> WRITTEN EXERCISE
The data below should be restated word for word, with every picture omitted.
::: GIVEN DATA
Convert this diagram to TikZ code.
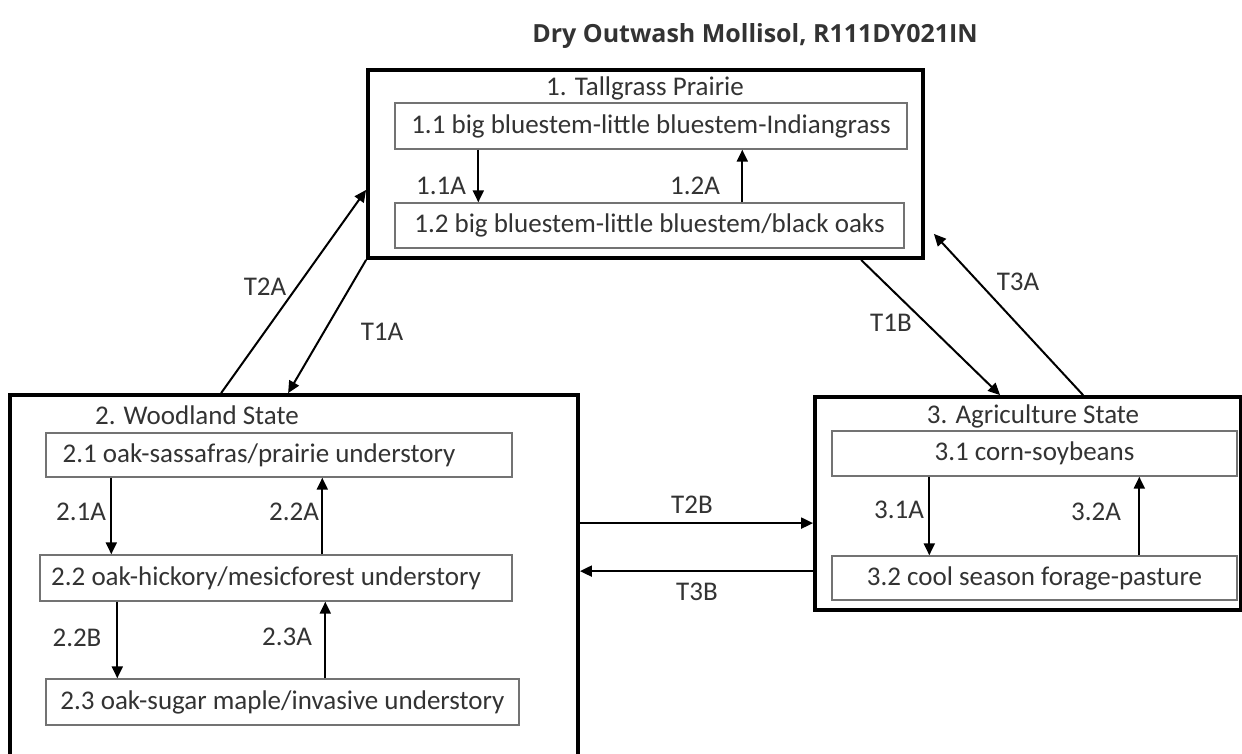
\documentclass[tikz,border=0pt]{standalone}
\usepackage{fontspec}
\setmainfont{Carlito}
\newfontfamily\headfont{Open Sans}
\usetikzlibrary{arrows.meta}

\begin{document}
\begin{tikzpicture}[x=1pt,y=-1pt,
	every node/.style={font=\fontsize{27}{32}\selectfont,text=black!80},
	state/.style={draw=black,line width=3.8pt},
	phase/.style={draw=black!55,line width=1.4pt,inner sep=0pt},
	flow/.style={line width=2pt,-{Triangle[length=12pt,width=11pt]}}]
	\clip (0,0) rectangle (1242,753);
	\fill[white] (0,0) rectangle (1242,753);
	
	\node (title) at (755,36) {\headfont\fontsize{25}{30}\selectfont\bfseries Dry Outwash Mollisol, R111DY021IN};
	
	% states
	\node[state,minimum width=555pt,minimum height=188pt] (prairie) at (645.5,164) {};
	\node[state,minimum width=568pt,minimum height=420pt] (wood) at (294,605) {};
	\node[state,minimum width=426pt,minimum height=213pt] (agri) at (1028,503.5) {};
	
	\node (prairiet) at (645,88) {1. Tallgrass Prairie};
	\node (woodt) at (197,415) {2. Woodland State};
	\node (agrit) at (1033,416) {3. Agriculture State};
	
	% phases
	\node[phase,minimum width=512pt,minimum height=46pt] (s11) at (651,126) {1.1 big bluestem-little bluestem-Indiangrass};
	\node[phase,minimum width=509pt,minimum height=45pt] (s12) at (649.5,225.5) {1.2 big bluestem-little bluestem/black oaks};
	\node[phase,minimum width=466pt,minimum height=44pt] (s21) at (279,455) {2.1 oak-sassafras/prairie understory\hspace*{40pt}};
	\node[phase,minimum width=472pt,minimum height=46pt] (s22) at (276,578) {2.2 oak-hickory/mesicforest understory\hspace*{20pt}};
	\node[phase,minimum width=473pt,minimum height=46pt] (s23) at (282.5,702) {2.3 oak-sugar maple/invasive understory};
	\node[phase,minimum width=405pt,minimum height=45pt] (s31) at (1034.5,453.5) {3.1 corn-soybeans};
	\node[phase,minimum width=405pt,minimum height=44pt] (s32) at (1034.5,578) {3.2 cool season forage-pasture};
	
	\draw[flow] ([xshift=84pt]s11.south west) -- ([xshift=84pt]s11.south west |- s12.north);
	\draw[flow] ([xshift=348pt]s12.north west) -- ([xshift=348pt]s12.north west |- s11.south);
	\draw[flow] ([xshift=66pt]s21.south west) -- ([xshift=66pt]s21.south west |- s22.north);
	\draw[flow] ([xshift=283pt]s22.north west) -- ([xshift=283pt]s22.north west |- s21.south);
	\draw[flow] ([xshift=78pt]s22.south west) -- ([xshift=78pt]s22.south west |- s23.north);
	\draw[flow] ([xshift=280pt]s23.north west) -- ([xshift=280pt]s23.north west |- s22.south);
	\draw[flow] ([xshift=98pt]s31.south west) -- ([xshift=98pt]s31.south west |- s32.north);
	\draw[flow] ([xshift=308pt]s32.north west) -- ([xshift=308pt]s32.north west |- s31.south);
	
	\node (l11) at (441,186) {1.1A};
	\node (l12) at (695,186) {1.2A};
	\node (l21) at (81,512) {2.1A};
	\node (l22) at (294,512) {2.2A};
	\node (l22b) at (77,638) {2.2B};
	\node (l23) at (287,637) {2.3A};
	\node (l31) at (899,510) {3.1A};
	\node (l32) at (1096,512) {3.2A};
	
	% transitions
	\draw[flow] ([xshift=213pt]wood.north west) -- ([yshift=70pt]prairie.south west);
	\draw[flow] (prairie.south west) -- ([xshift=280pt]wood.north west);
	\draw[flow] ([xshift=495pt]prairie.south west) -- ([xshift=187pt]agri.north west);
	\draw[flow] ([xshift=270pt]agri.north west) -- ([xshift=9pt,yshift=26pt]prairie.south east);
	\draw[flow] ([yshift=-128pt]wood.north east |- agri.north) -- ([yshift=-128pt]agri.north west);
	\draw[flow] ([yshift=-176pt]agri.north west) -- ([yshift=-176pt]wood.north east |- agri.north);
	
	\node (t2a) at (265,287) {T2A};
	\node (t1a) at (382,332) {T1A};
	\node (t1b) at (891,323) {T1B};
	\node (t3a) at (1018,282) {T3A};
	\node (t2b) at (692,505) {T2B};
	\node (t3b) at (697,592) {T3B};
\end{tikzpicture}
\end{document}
::::::
> EXERCISE RESPONSE
Convert this diagram to TikZ code.
\documentclass[tikz,border=0pt]{standalone}
\usepackage{fontspec}
\setmainfont{Carlito}
\newfontfamily\headfont{Open Sans}
\usetikzlibrary{arrows.meta}

\begin{document}
\begin{tikzpicture}[x=1pt,y=-1pt,
	every node/.style={font=\fontsize{27}{32}\selectfont,text=black!80},
	state/.style={draw=black,line width=3.8pt},
	phase/.style={draw=black!55,line width=1.4pt,inner sep=0pt},
	flow/.style={line width=2pt,-{Triangle[length=12pt,width=11pt]}}]
	\clip (0,0) rectangle (1242,753);
	\fill[white] (0,0) rectangle (1242,753);
	
	\node (title) at (755,36) {\headfont\fontsize{25}{30}\selectfont\bfseries Dry Outwash Mollisol, R111DY021IN};
	
	% states
	\node[state,minimum width=555pt,minimum height=188pt] (prairie) at (645.5,164) {};
	\node[state,minimum width=568pt,minimum height=420pt] (wood) at (294,605) {};
	\node[state,minimum width=426pt,minimum height=213pt] (agri) at (1028,503.5) {};
	
	\node (prairiet) at (645,88) {1. Tallgrass Prairie};
	\node (woodt) at (197,415) {2. Woodland State};
	\node (agrit) at (1033,416) {3. Agriculture State};
	
	% phases
	\node[phase,minimum width=512pt,minimum height=46pt] (s11) at (651,126) {1.1 big bluestem-little bluestem-Indiangrass};
	\node[phase,minimum width=509pt,minimum height=45pt] (s12) at (649.5,225.5) {1.2 big bluestem-little bluestem/black oaks};
	\node[phase,minimum width=466pt,minimum height=44pt] (s21) at (279,455) {2.1 oak-sassafras/prairie understory\hspace*{40pt}};
	\node[phase,minimum width=472pt,minimum height=46pt] (s22) at (276,578) {2.2 oak-hickory/mesicforest understory\hspace*{20pt}};
	\node[phase,minimum width=473pt,minimum height=46pt] (s23) at (282.5,702) {2.3 oak-sugar maple/invasive understory};
	\node[phase,minimum width=405pt,minimum height=45pt] (s31) at (1034.5,453.5) {3.1 corn-soybeans};
	\node[phase,minimum width=405pt,minimum height=44pt] (s32) at (1034.5,578) {3.2 cool season forage-pasture};
	
	\draw[flow] ([xshift=84pt]s11.south west) -- ([xshift=84pt]s11.south west |- s12.north);
	\draw[flow] ([xshift=348pt]s12.north west) -- ([xshift=348pt]s12.north west |- s11.south);
	\draw[flow] ([xshift=66pt]s21.south west) -- ([xshift=66pt]s21.south west |- s22.north);
	\draw[flow] ([xshift=283pt]s22.north west) -- ([xshift=283pt]s22.north west |- s21.south);
	\draw[flow] ([xshift=78pt]s22.south west) -- ([xshift=78pt]s22.south west |- s23.north);
	\draw[flow] ([xshift=280pt]s23.north west) -- ([xshift=280pt]s23.north west |- s22.south);
	\draw[flow] ([xshift=98pt]s31.south west) -- ([xshift=98pt]s31.south west |- s32.north);
	\draw[flow] ([xshift=308pt]s32.north west) -- ([xshift=308pt]s32.north west |- s31.south);
	
	\node (l11) at (441,186) {1.1A};
	\node (l12) at (695,186) {1.2A};
	\node (l21) at (81,512) {2.1A};
	\node (l22) at (294,512) {2.2A};
	\node (l22b) at (77,638) {2.2B};
	\node (l23) at (287,637) {2.3A};
	\node (l31) at (899,510) {3.1A};
	\node (l32) at (1096,512) {3.2A};
	
	% transitions
	\draw[flow] ([xshift=213pt]wood.north west) -- ([yshift=70pt]prairie.south west);
	\draw[flow] (prairie.south west) -- ([xshift=280pt]wood.north west);
	\draw[flow] ([xshift=495pt]prairie.south west) -- ([xshift=187pt]agri.north west);
	\draw[flow] ([xshift=270pt]agri.north west) -- ([xshift=9pt,yshift=26pt]prairie.south east);
	\draw[flow] ([yshift=-128pt]wood.north east |- agri.north) -- ([yshift=-128pt]agri.north west);
	\draw[flow] ([yshift=-176pt]agri.north west) -- ([yshift=-176pt]wood.north east |- agri.north);
	
	\node (t2a) at (265,287) {T2A};
	\node (t1a) at (382,332) {T1A};
	\node (t1b) at (891,323) {T1B};
	\node (t3a) at (1018,282) {T3A};
	\node (t2b) at (692,505) {T2B};
	\node (t3b) at (697,592) {T3B};
\end{tikzpicture}
\end{document}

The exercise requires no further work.